In eight years, the Southern Baptist Convention (SBC) has more than doubled its Vermont church count, from 17 to 37. Among them is Capstone, which opened on this site in December. Likewise, Southern Baptists have planted at least 24 new churches in New Hampshire over the past 10 years. The Assemblies of God, a Pentecostal denomination, has planted at least six new congregations in New Hampshire and Maine since 2006.

Northern New England, however, is a land of rocky soil. This year it replaced the Pacific Northwest as America’s least religious region, according to Trinity College’s American Religious Identification Survey. Vermont tops the list in unbelief: 34 percent of Vermonters claim no religious affiliation.

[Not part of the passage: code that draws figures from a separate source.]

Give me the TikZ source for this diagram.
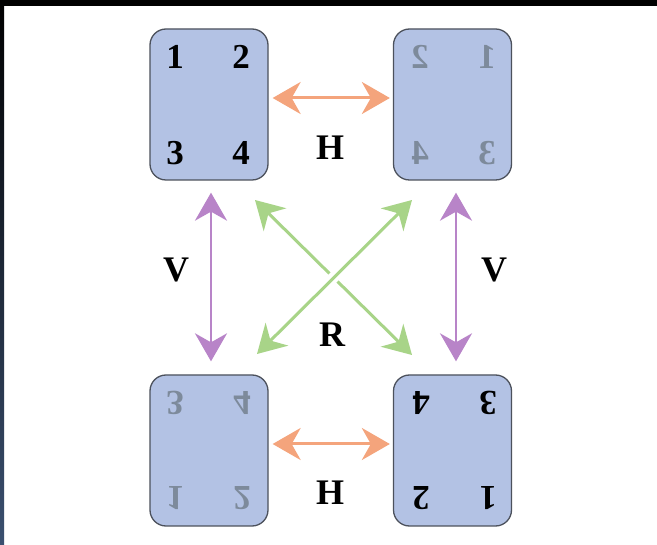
\documentclass[tikz,border=0pt]{standalone}
\usepackage{fontspec}
\setmainfont{Liberation Serif}
\usetikzlibrary{arrows.meta}
\definecolor{boxfill}{HTML}{B3C2E4}
\definecolor{boxline}{HTML}{4C515C}
\definecolor{hcol}{HTML}{F4A47C}
\definecolor{vcol}{HTML}{B884C8}
\definecolor{rcol}{HTML}{A8D488}
\definecolor{ghost}{HTML}{7D8A9B}
\definecolor{frameblue}{HTML}{3B5070}
\tikzset{
  card/.style={draw=boxline, line width=1.3pt, fill=boxfill, rounded corners=16pt,
    minimum width=118pt, minimum height=151pt, inner sep=0pt},
  digit/.style={inner sep=0pt, font=\fontsize{35}{35}\selectfont\bfseries},
  solid digit/.style={digit, text=black},
  ghost digit/.style={digit, text=ghost},
  lbl/.style={inner sep=0pt, font=\fontsize{36}{36}\selectfont\bfseries, text=black},
  twohead/.style={>={Stealth[length=28pt, width=32pt, inset=9pt]}, <->},
  harrow/.style={draw=hcol, line width=3pt, twohead},
  varrow/.style={draw=vcol, line width=2.5pt, twohead},
  rarrow/.style={draw=rcol, line width=3pt, twohead},
}
\begin{document}
\begin{tikzpicture}[x=1pt, y=-1pt]
\useasboundingbox (0,0) rectangle (657,545);
\fill[white] (0,0) rectangle (657,545);
\fill[black] (0,0) rectangle (657,6);
\shade[top color=black, bottom color=frameblue] (0,0) rectangle (4,545);

% cards
\node[card] (tl) at (209,104.5) {};
\node[card] (tr) at (452.5,104.5) {};
\node[card] (bl) at (209,450.5) {};
\node[card] (br) at (452.5,450.5) {};

% top-left: normal
\node[solid digit] (tl1) at (175,57) {1};
\node[solid digit] (tl2) at (241,57) {2};
\node[solid digit] (tl3) at (175,153) {3};
\node[solid digit] (tl4) at (241,153) {4};

% top-right: mirrored horizontally
\node[ghost digit, xscale=-1] (tr2) at (420,57) {2};
\node[ghost digit, xscale=-1] (tr1) at (487,57) {1};
\node[ghost digit, xscale=-1] (tr4) at (420,153) {4};
\node[ghost digit, xscale=-1] (tr3) at (487,153) {3};

% bottom-left: mirrored vertically
\node[ghost digit, yscale=-1] (bl3) at (175,403) {3};
\node[ghost digit, yscale=-1] (bl4) at (242,403) {4};
\node[ghost digit, yscale=-1] (bl1) at (175,498) {1};
\node[ghost digit, yscale=-1] (bl2) at (242,498) {2};

% bottom-right: rotated
\node[solid digit, rotate=180] (br4) at (421,403) {4};
\node[solid digit, rotate=180] (br3) at (488,403) {3};
\node[solid digit, rotate=180] (br2) at (421,498) {2};
\node[solid digit, rotate=180] (br1) at (488,498) {1};

% labels
\node[lbl] (h1) at (330,148) {H};
\node[lbl] (h2) at (330,493) {H};
\node[lbl] (v1) at (176,270) {V};
\node[lbl] (v2) at (494,270) {V};
\node[lbl] (r) at (332,335) {R};

% H arrows
\draw[harrow] ([xshift=4pt,yshift=6.5pt]tl.east) -- ([xshift=-3pt,yshift=6.5pt]tr.west);
\draw[harrow] ([xshift=4pt,yshift=6.5pt]bl.east) -- ([xshift=-3pt,yshift=6.5pt]br.west);

% V arrows
\draw[varrow] ([xshift=2pt,yshift=-12pt]tl.south) -- ([xshift=2pt,yshift=13pt]bl.north);
\draw[varrow] ([xshift=3.5pt,yshift=-12pt]tr.south) -- ([xshift=3.5pt,yshift=13pt]br.north);

% R arrows
\coordinate (g1) at (255,200);
\coordinate (g2) at (412,355);
\coordinate (g3) at (412,200);
\coordinate (g4) at (257,354);
\coordinate (gapa) at (341,270);
\coordinate (gapb) at (325,286);
\draw[rarrow] (g1) -- (g2);
\draw[white, line width=11pt] (gapa) -- (gapb);
\draw[rarrow] (g3) -- (g4);
\end{tikzpicture}
\end{document}
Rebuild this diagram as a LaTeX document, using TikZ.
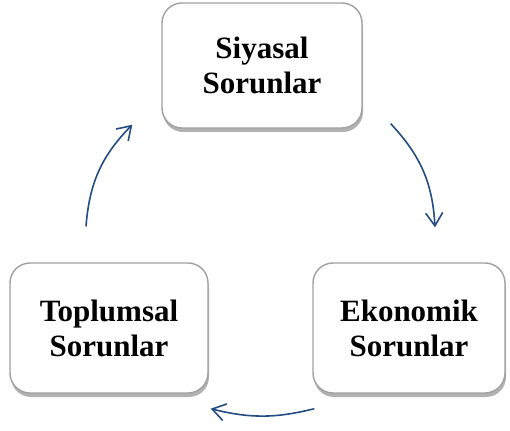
\documentclass[tikz,border=0pt]{standalone}
\usepackage{fontspec}
\setmainfont{Liberation Serif}
\usepackage{tikz}
\definecolor{cycleblue}{RGB}{36,76,130}
\definecolor{boxgray}{RGB}{160,160,160}
\usetikzlibrary{arrows.meta, shadows, positioning}

\begin{document}
\begin{tikzpicture}[x=1pt, y=-1pt,
				sorun/.style={draw=boxgray, line width=1.4pt, fill=white, rounded corners=20pt,
					align=center, font=\fontsize{31}{35}\selectfont\bfseries,
					drop shadow={shadow xshift=1pt, shadow yshift=-4pt, fill=black, opacity=0.3}},
				cyc/.style={draw=cycleblue, line width=1.6pt,
					-{Straight Barb[length=13pt, width=17pt, line width=1.6pt]}}]
				% Rahmen
				\useasboundingbox (0,0) rectangle (510,430);
				% Kutular
				\node[sorun, minimum width=200pt, minimum height=125pt] (siyasal) at (262,65.5) {Siyasal\\Sorunlar};
				\node[sorun, minimum width=192pt, minimum height=130pt] (ekonomik) at (409,328) {Ekonomik\\Sorunlar};
				\node[sorun, minimum width=198pt, minimum height=130pt] (toplumsal) at (109,328) {Toplumsal\\Sorunlar};
				% Oklar
				\draw[cyc] ([xshift=28pt, yshift=5pt]siyasal.south east) to[bend left=20] ([xshift=26pt, yshift=35pt]ekonomik.north);
				\draw[cyc] ([xshift=2pt, yshift=-15pt]ekonomik.south west) to[bend left=14] ([xshift=2pt, yshift=-15pt]toplumsal.south east);
				\draw[cyc] ([xshift=-23pt, yshift=36pt]toplumsal.north) to[bend left=20] ([xshift=-29pt, yshift=4pt]siyasal.south west);
			\end{tikzpicture}
\end{document}
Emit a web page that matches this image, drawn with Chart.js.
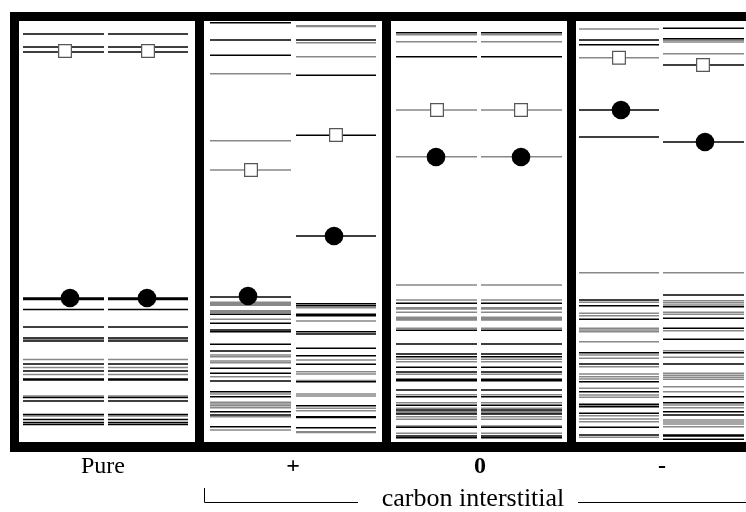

Even so, conservative Christians see opportunity in a land of empty churches and unconverted souls. They’re sending teams of volunteers from other states to restore old buildings. They’re adapting outreach styles, much as they might in Africa or Eastern Europe, to fit the local culture. So far, they are getting a largely – albeit cautiously – warm reception.


What is remarkable is that the Southern Baptist Convention is the largest Protestant denomination in America and yet in Vermont—a state with a population of 623,908 people—there are only thirty-seven SBC churches.

It’s true that Vermont is a small state; only Wyoming has fewer people. But compare it to Tulsa, Oklahoma, which has just over half that number of people (pop: 384,037). Each of the red dots on the map below represents a Baptist church.

Tulsa_Baptists

With an estimated sixteen million SBC members and more than 42,000 churches in American—there are more Southern Baptists in Louisiana (757,639) than there are people in Vermont—it would appear (especially to those in the Southern states) that the denomination is everywhere. Yet it’s still likely that many Americans (especially those in the Northern states) never encounter an evangelical, much less one that attends an SBC church.

Perhaps it shouldn’t be surprising, then, that so many of our fellow Americans are leery of evangelicals (especially Baptists) when—despite our ubiquity—they’ve never met one of us. Perhaps we need to branch out more and introduce ourselves to our (mostly Northern) neighbors.